There will certainly be many occasions where the distribution utility will have to override the day ahead RTO dispatch of individual DERs, like the condition of unscheduled equipment outage that Rao mentions above. (Of course, many of these overrides will also occur without any notice!) Another condition that could force an override would be the unanticipated loss of customer load on the circuit or station, either from some issue on the distribution system or within a large customer plant, or even that customer's decision to interrupt their operation for whatever reason. That large customer might also have on-site generation or other DER that it decides to dispatch for it's own economic benefit. That loss of load on the distribution circuit might trigger a limitation on how much generation that circuit or station can absorb. Overrides might also have to occur due to unplanned changes in other DER on the same circuit or station. For example, a large storage device which supplies or absorbs reactive power to support distribution system voltage, might become unavailable, which then limits the amount of intermittent generation a nearby DER is providing for grid frequency support.

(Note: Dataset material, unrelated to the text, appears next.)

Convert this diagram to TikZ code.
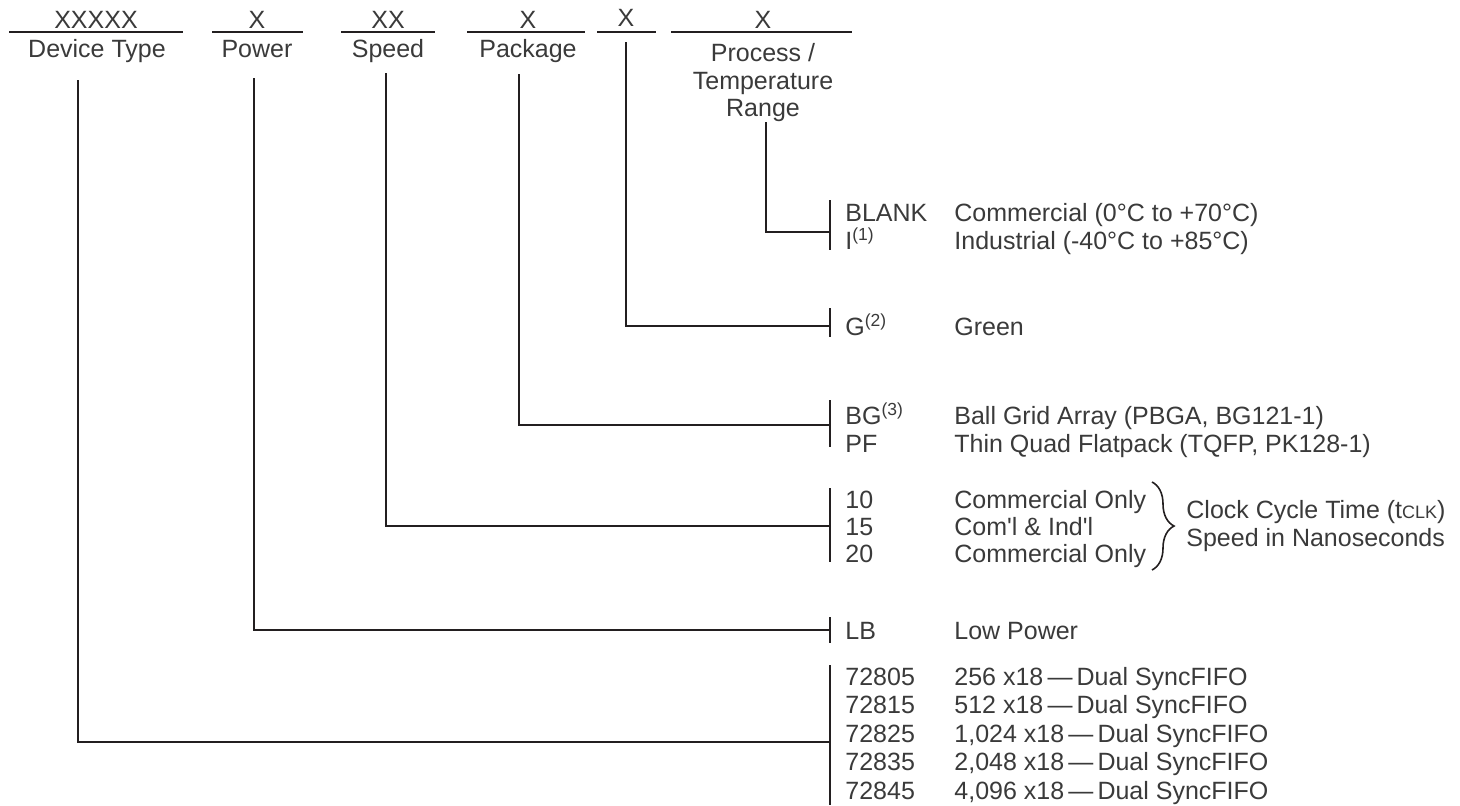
\documentclass[tikz,border=0pt]{standalone}
\usepackage{fontspec}
\setmainfont{Liberation Sans}
\usepackage{xcolor}
\definecolor{inkgray}{RGB}{35,31,32}
\definecolor{txtgray}{RGB}{58,58,58}
\usepackage{tikz}
\usetikzlibrary{positioning,calc,decorations.pathreplacing}

\begin{document}
\begin{tikzpicture}[x=0.5pt,y=-0.5pt,
  wire/.style={draw=inkgray,line width=1pt},
  txt/.style={inner sep=0pt,text=txtgray,font=\fontsize{12.5}{13.75}\selectfont},
  field/.style={txt,anchor=base},
  code/.style={txt,anchor=base west},
  desc/.style={txt,anchor=base west}]
  \useasboundingbox (0,0) rectangle (1460,805);

  % ordering code fields
  \foreach \nm/\xa/\xb/\xm/\yb/\ltr in {dev/9/183/96/28/XXXXX,pow/212/303/257/28/X,
      spd/341/435/388/28/XX,pkg/467/585/528/28/X,grn/597/656/626/26/X,tmp/671/852/763/28/X}{
    \draw[wire] (\xa,32) -- (\xb,32);
    \node[field] (f\nm) at (\xm,\yb) {\ltr};
  }
  \node[field] (hdev) at (97,57) {Device Type};
  \node[field] (hpow) at (257,57) {Power};
  \node[field] (hspd) at (388,57) {Speed};
  \node[field] (hpkg) at (528,57) {Package};
  \node[txt,anchor=north,align=center] (htmp) at (763,43) {Process /\\Temperature\\Range};

  % connector start points and junctions on the ticks
  \coordinate (cdev) at (78,80);   \coordinate (jdev) at (830,742);
  \coordinate (cpow) at (254,78);  \coordinate (jpow) at (830,630);
  \coordinate (cspd) at (386,73);  \coordinate (jspd) at (830,526);
  \coordinate (cpkg) at (519,74);  \coordinate (jpkg) at (830,425);
  \coordinate (cgrn) at (626,42);  \coordinate (jgrn) at (830,326);
  \coordinate (ctmp) at (766,122); \coordinate (jtmp) at (830,232);

  % ticks
  \foreach \ya/\yb in {200/250,308/337,400/447,488/562,617/643,665/805}
    \draw[wire] (830,\ya) -- (830,\yb);

  \draw[wire] (ctmp) |- (jtmp);
  \draw[wire] (cgrn) |- (jgrn);
  \draw[wire] (cpkg) |- (jpkg);
  \draw[wire] (cspd) |- (jspd);
  \draw[wire] (cpow) |- (jpow);
  \draw[wire] (cdev) |- (jdev);

  % temperature range
  \node[code] (blank) at (845,221) {BLANK};
  \node[code] (ind) at (845,249) {I\textsuperscript{(1)}};
  \node[desc] (blankd) at (954,221) {Commercial (0°C to +70°C)};
  \node[desc] (indd) at (954,249) {Industrial (-40°C to +85°C)};

  % green
  \node[code] (green) at (845,335) {G\textsuperscript{(2)}};
  \node[desc] (greend) at (954,335) {Green};

  % package
  \node[code] (bg) at (845,424) {BG\textsuperscript{(3)}};
  \node[code] (pf) at (845,452) {PF};
  \node[desc] (bgd) at (954,424) {Ball Grid Array (PBGA, BG121-1)};
  \node[desc] (pfd) at (954,452) {Thin Quad Flatpack (TQFP, PK128-1)};

  % speed
  \foreach \c/\d/\yy in {10/Commercial Only/508,
      15/Com\textquotesingle l \& Ind\textquotesingle l/535,20/Commercial Only/562}{
    \node[code] (s\c) at (845,\yy) {\c};
    \node[desc] (s\c d) at (954,\yy) {\d};
  }
  \draw[draw=inkgray,line width=0.8pt,decorate,decoration={brace,amplitude=11pt}]
    (1152,482) -- (1152,570) coordinate[midway,xshift=12.5pt] (brtip);
  \node[txt,anchor=west,align=left] (clk) at ($(brtip)+(9,0)$)
    {Clock Cycle Time (t{\fontsize{9}{10}\selectfont CLK})\\Speed in Nanoseconds};

  % power
  \node[code] (lb) at (845,639) {LB};
  \node[desc] (lbd) at (954,639) {Low Power};

  % device type
  \foreach \c/\d [count=\i from 0] in {72805/256 x18,72815/512 x18,72825/{1,024 x18},
      72835/{2,048 x18},72845/{4,096 x18}}{
    \node[code] (d\c) at (845,685+28.5*\i) {\c};
    \node[desc] (d\c d) at (954,685+28.5*\i) {\d\,—\,Dual SyncFIFO};
  }
\end{tikzpicture}
\end{document}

The need for coordination of all of this, on a distribution system that is very often reconfigured for reliability and operations flexibility, will be a massive challenge! It will require new systems (ADMS, DERMS) in distribution operation centers, a complete and accurate distribution model, much better grid visibility, and a much more robust communications network. This is all "in the works" at many utilities across the country, but in general, the industry has a long way to go to make this work at scale. What an exciting time for the long-ignored distribution system, and those who plan and operate it. I only hope near-term market expectations do not get too far ahead of the reality of the landscape.